A Template to Follow
This is the pattern I’ve seen time and again: a young person sees a leader they resonate with, and from that person they catch a vision. Then, when given meaningful work to do in that space - combined with intentional mentorship - what began as just a seed blossoms.
How Established Leaders Can Use This Template
For established leaders, here are a few takeaways to lean into:
Help Them Catch the Vision
- Provide opportunities for young people to shadow the work you do.
- Talk about the work you do with young people. Whether at a local high school, university, or in casual interactions, give them a glimpse into your world.
Give Them Meaningful Experiences
- Provide volunteer opportunities, internships, residencies, and early-career positions.
- Allow the work entrusted to them to be meaningful, not menial. Let them feel the weight of responsibility.
Invest Time Into Them
- For the young leaders you’ve brought in, meet with them regularly.
- Help them plan for what’s ahead.
- Help them process what they’ve experienced.

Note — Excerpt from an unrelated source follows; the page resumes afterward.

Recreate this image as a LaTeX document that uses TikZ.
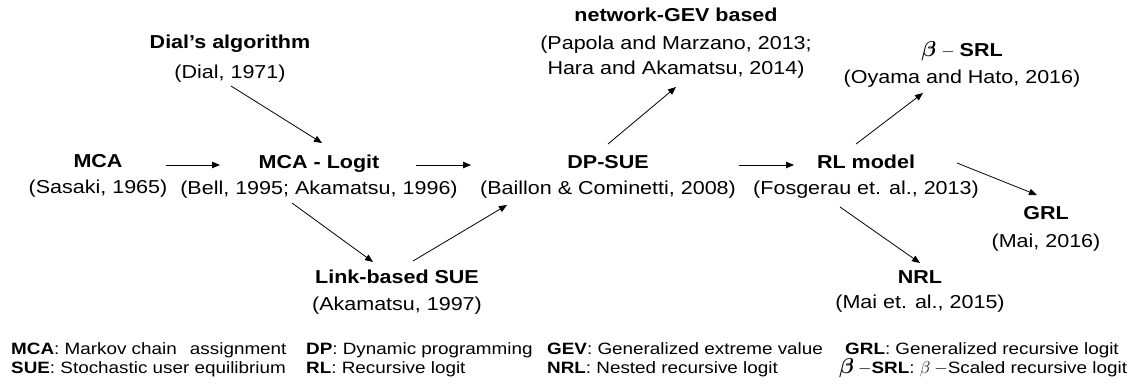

- Keep the aperture wide - don’t limit your focus to work only. As a mentor, they are watching your example in every aspect of life (work, marriage, parenting, speech, spending habits, etc.).
How Young Leaders Can Use This Template
If you’re a leader looking to grow, here’s how you can lean into these same principles:
- Find a leader you admire and ask if they’d be willing to have coffee. Write 20 questions beforehand - not to read word-for-word, but to guide the conversation. Leaders admire intentional learners.
- Ask that leader if there are opportunities to volunteer, intern, or work in their organization. Tell them why you want to grow specifically at their organization or program. Leaders want to see intrinsic interest.
- Once you’re in, find someone you respect and connect with. Find ways to overlap with them as much as possible - whether a supervisor, an older peer, or a leader in another department. Consistent overlap is key for learning and reflection.
Whether you’re an established leader or just starting your career, we all have a role to play in creating a flourishing next generation of leaders.